Family Sharing, a feature due to debut with Mac OS X Yosemite, should bring a measure of sanity to households full of Apple devices. The idea behind Family Sharing is simple: You have multiple people in your home and just as many Macs, iPhones, iPads, and iPod touch units. And yet there’s no good way to share content purchased from Apple’s online stores—especially if they were purchased under different Apple IDs—or to coordinate family-focused information among those devices. Family Sharing was designed to address these issues.
For example, Dad’s got Casablanca on his Mac, Mom won’t stop grooving to her copy of American Idiot, teenaged Aisha has a lock on the entire Divergent series, and if you want to play Monument Valley, you have to negotiate the iPad away from Little Jack. Now imagine if all this media was purchased this way:
Each member of the family (up to six people are allowed) joins the Family Sharing group, which is—and this is the key, figuratively and literally—associated with a single credit card. Without sharing Apple IDs and passwords, any member of this group can download almost any media purchased by any other member of the group. Additionally, many future purchases can also be shared. (Apple indicates that not all media will be eligible for sharing.)

With Family Sharing you can spread your purchased media around with other family members.

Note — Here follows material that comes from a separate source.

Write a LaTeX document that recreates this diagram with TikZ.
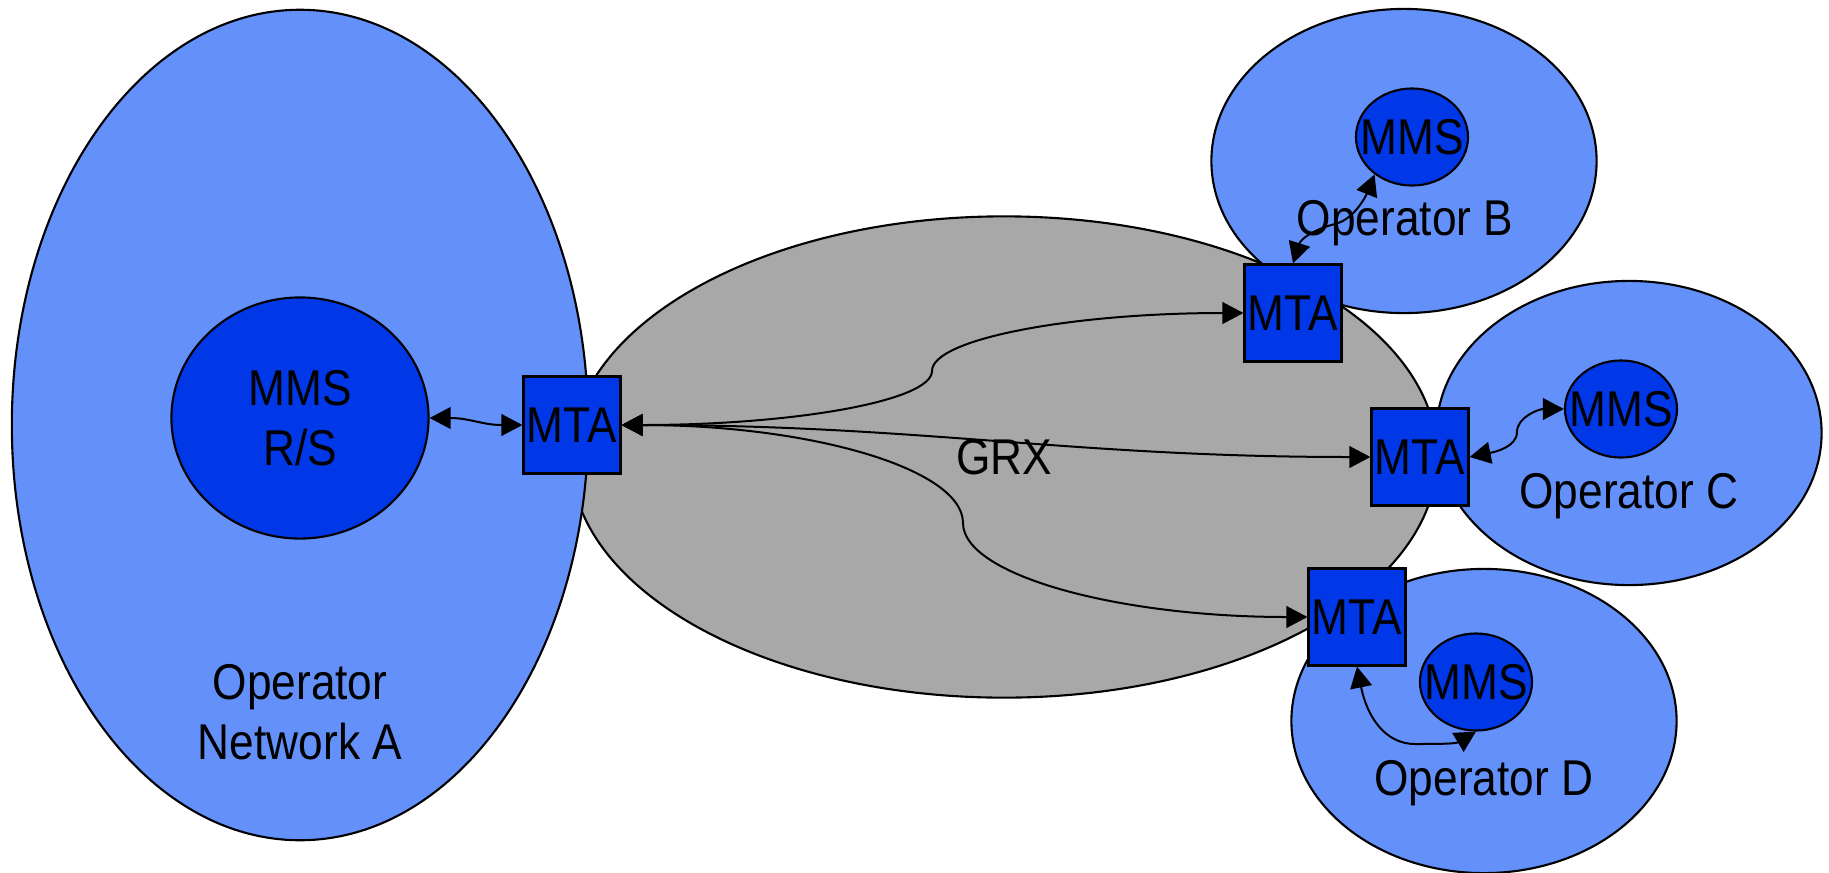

This doesn’t mean that you have to give Little Jack carte blanche access to any music, movies, TV shows, audiobooks, ebooks, or apps he wants to lay his hands on. Parents will be able to switch on an “Ask to Buy” feature that requires those members designated as children to ask permission before making a purchase. When they do so, a notification appears on a parent’s device detailing who is making the request, what they’re attempting to purchase, and how much it costs. The parent can elect to decline the request or review it. Once reviewed, the parent can then approve it. And, yes, this means that you can now create an Apple ID for children under 13 years old.
Family Sharing goes beyond media sharing. It also allows families to share a family photo album. When you set up a Family Sharing identity, a family photo album is automatically created within the Photos app on the devices of all the members of the family. For example, when Aisha uses her iPad to grab a picture of the new kitten tearing into the drapes, that photo is synced to iCloud, where it will then sync with Dad’s iPhone. As with other shared photo streams, you can add comments to images.
Similarly, the family can share a calendar. Any events created on that calendar by one member of the family will appear within the Calendar app of all devices that belong to the Family Sharing group.

You can also keep tabs on where members of the group are.
Family members can also share their location with each other within the Find My Friends app. If you’d like to confirm that Mom is stuck in traffic, it’s easy to do by launching the app. (If a member would prefer to not be tracked, they simply make their location hidden.) Similarly, if your spouse, parent, or child has a habit of misplacing their iOS device, you can help them find it using the Find My iPhone app. Family members just turn on the sharing option on their device, and if the device is lost, another member can locate it and command it to play a sound.
Alas, Family Sharing doesn’t provide user accounts or profiles, a feature many a parent has been hoping for since at least the first iPad. Rather, Apple still seems content with assuming that “multiple users” means “one iOS device per person.” But even though Family Sharing won’t help us better share a particular device between multiple family members, at least we’ll no longer have to buy multiple copies of an app or tune—or all share a single “Purchasing Apple Stuff” account.